Wariness of the music business aside, bassist George Porter Jr., a key player in the Meters, the funky Meters, his own Runnin’ Pardners band, countless recording sessions and more, also remembers the private side of Professor Longhair. Porter performed with Longhair and the two musicians were neighbors whose back doors faced each other.
“Fess had his buddies, a bunch of guys who would come hang by his house with him,” Porter recalled. “But I really don’t think that anybody in the city alive today can say, ‘Man, me and Fess was tight.’ Fess was a mystery.”
Prior to a 1976 performance on the Steamboat Natchez, The Times-Picayune reported, Longhair admitted that he didn’t like to “mix and mingle.”
Despite the professor’s shyness, bassist Reggie Scanlan — a member of the Radiators for 34 years and a current member of the New Orleans Suspects — said his gigs with Longhair were always joyful.
“That was one of the most wonderful experiences you could imagine,” Scanlan said. “He was such a nice guy, such a gentleman, a pleasure to be around.”
Upon getting up on a late January morning in 1980, Iglauer saw a message on his telephone answering machine.
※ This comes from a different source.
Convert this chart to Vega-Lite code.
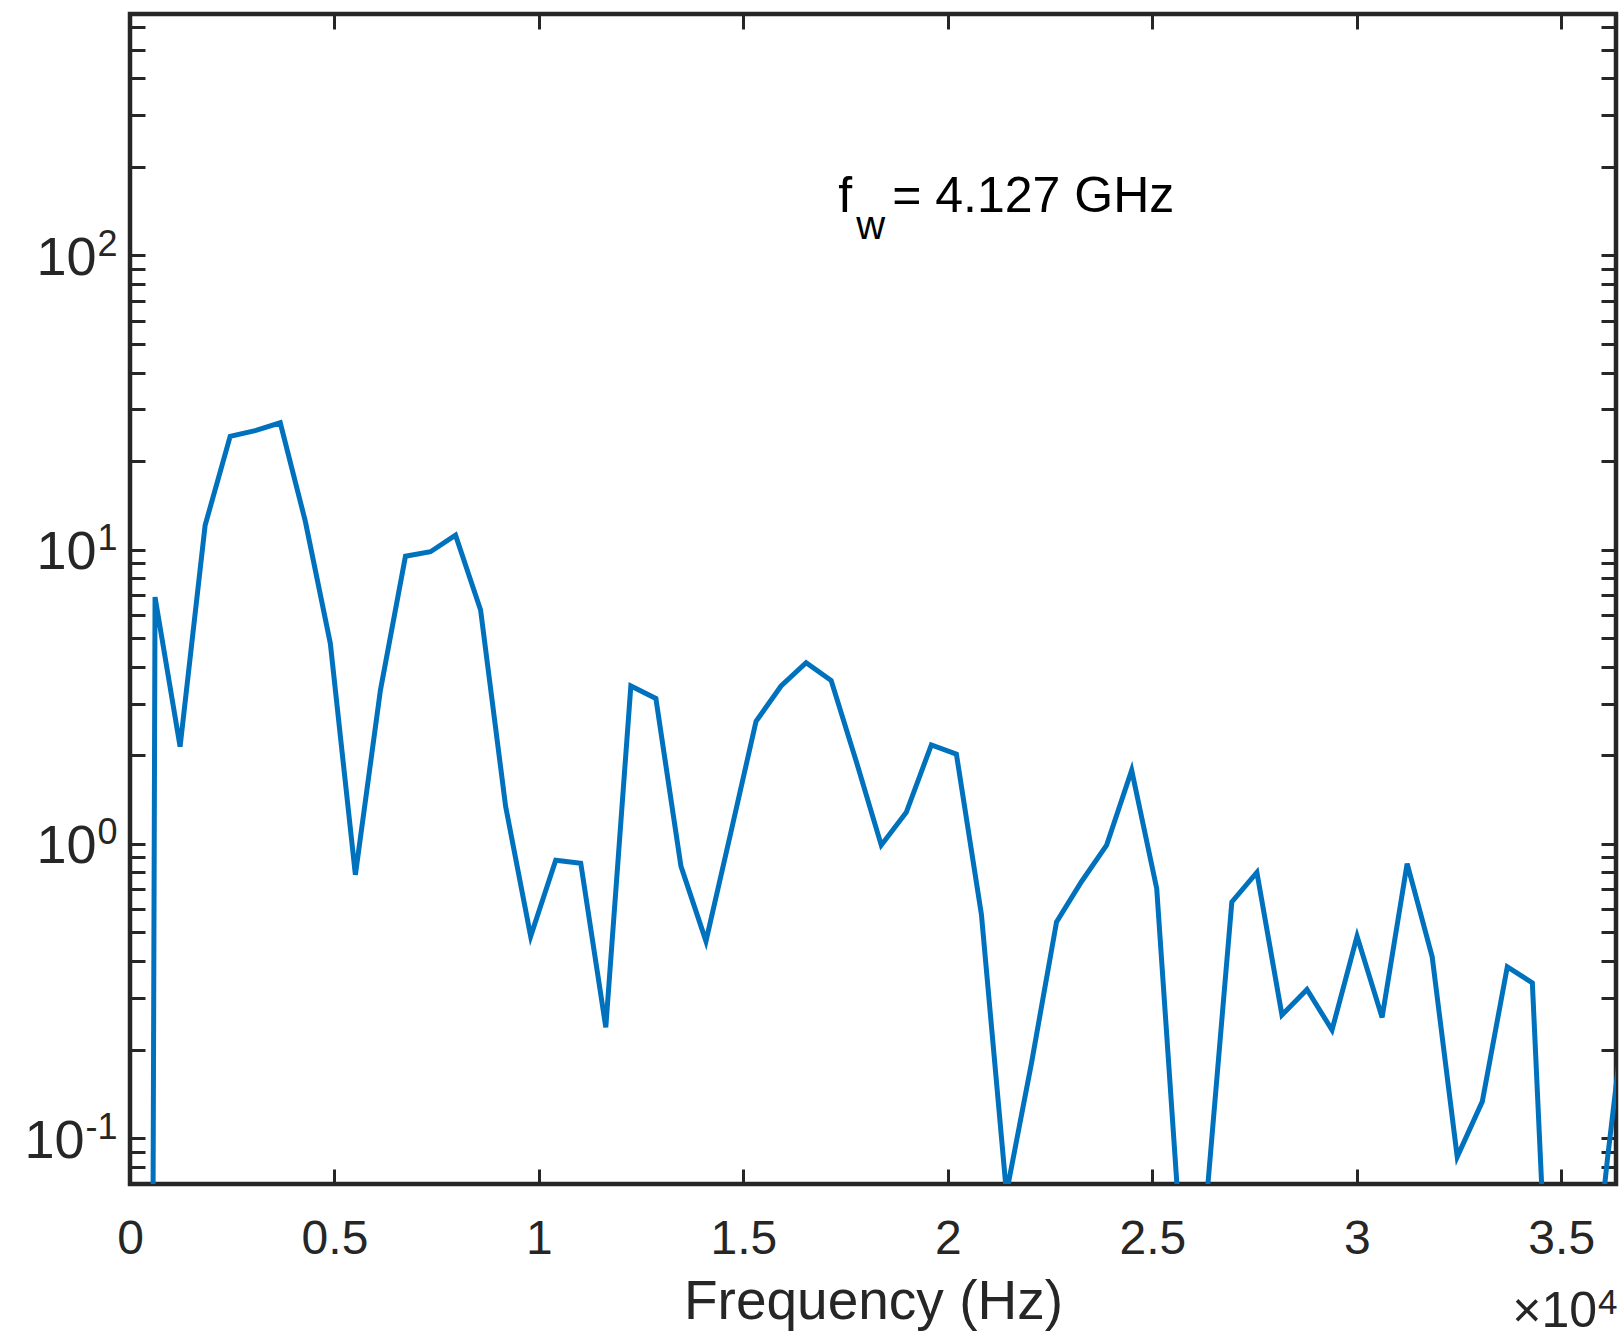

“I pushed play and it was Tad Jones. He was crying so hard that he couldn’t talk. He finally just hung up the phone. There was only one thing that I could think of that could have happened. I called Tad back and it was true. I didn’t know what to do. It was just so impossible that this could happen on the day we were releasing the record.”
When Longhair died in his sleep in the wee hours of Jan. 30, he was at the doorstep of what may well have been his greatest fame.
“It was a shock,” Vidacovich recalled. “Because it was the day his record came out. And we felt for sure it was about time we stopped making lame money and doing lame tours. We had some good stuff lined up — and then he died.”
Longhair was gone, but his music never left the New Orleans soundtrack. And the response to “Crawfish Fiesta” was universally positive. The Village Voice, for one, dubbed it a masterpiece.
“People knew this record was special the first time they heard it,” Iglauer said.